I've had enough questions and references to this that I need to explain this odd effect with the fashionably Asian-sounding name, which is being mentioned in boardrooms and team rooms all around the earth today.
It's not from any Asian language.
It is "poo" (such as you might unhappily find on your lawn), and "shoe" which you might happily purchase for your feet.
The poo-shoe effect is when you stepped in something, and it stuck to you so that you will have to work long and hard to rid yourself of the stink of it.
Now, this doesn't refer to bad choices or acts of temper or moments of ill-will or malfeasance that will be remembered. That is simply "bad reputation" and is a component of social justice. That's not worthy of being considered an instance of the poo-shoe effect.
Nor is it about the honest or unintentional kind of mistake or accident that can mar ones reputation "oh, yeah, he's the kid who peed his pants in third grade."
For the poo-shoe effect to be realized, you have to have taken "temporary" responsibility for some job or area of work that has never since let you go.
Think about the poor dev who decided to fix the build system. That character dreams of the day when she can return to normal, everyday coding and maybe get back on the path to Sr. Architect. But for now, she's the go-to person for every little makefile/ant/maven/whatever that anyone ever experiences.
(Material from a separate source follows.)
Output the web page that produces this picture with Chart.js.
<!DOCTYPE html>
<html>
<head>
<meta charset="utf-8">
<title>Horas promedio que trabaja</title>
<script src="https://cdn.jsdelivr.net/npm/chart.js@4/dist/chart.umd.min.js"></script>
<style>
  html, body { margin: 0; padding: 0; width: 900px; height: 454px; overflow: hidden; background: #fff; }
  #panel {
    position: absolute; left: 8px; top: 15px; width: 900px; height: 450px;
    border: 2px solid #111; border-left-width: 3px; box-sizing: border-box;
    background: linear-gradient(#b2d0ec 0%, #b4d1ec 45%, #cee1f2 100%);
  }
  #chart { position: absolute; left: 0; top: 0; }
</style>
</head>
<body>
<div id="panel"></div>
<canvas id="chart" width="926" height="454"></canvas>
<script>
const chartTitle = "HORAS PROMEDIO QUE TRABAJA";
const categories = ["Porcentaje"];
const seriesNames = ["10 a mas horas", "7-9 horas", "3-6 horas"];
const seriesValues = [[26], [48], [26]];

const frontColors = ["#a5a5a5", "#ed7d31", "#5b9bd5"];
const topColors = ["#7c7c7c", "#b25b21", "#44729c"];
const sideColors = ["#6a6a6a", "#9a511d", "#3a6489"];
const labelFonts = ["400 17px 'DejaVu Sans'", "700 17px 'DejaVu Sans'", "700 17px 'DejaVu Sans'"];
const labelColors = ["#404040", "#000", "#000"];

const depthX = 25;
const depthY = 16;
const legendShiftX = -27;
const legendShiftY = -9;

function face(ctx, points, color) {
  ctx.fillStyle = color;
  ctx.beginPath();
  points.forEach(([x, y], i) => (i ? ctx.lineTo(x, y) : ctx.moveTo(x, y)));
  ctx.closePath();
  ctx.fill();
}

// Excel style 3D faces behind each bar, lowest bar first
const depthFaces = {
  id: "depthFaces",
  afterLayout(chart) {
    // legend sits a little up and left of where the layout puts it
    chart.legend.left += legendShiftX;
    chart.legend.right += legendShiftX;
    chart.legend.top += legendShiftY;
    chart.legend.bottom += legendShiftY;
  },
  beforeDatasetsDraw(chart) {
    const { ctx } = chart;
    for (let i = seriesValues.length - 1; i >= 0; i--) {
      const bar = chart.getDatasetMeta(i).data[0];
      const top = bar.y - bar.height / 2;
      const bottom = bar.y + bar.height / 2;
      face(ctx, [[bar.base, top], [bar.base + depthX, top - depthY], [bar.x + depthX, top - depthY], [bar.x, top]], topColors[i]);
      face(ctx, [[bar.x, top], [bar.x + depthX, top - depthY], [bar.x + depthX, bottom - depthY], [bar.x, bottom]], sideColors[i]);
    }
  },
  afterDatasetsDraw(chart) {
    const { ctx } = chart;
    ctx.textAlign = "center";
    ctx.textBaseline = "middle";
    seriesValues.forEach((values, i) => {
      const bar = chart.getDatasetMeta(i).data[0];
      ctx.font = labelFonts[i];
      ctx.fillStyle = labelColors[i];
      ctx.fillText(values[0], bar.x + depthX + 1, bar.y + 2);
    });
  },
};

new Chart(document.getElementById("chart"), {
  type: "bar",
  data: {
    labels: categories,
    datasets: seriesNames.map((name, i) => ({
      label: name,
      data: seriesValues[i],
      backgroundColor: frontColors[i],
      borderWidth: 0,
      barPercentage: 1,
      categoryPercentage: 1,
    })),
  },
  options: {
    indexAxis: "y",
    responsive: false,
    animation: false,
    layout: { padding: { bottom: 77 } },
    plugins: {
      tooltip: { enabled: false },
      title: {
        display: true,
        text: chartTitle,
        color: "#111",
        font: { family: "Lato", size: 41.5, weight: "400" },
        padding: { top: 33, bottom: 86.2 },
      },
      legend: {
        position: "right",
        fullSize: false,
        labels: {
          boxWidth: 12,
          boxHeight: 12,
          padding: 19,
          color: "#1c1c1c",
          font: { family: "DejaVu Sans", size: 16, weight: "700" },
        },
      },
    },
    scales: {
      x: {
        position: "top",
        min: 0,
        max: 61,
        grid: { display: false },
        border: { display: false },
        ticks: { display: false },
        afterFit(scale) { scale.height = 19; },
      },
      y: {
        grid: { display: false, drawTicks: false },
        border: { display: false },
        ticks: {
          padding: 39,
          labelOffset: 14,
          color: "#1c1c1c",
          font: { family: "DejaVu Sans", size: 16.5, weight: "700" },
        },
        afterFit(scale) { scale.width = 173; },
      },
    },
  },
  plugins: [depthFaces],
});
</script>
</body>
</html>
Or the guy who decided to figure out how to use chef to set up the virtual machines, and whose brilliant testing career now consists of configuring virtual machines for the 200 programmers on his current project, while he dreams of someday doing some good, old-fashioned creative, destructive testing again.
How about the person who figured out how to use Jira? Poo-shoed?
The team lead who once developed some charts with metrics? Poo-shoed.
Some poor soul wrote some vim macros to make editing gherkin files easier. Poo-shoed.
Have you seen this effect at work? Are you suffering through the endless pains of being poo-shoed yourself? Drop me a note. I probably can't fix it, but I can certainly honor your example by making your story a warning to future generations.
Temporarily, that is. I mean, I don't get stuck with having to document them for the rest of my career.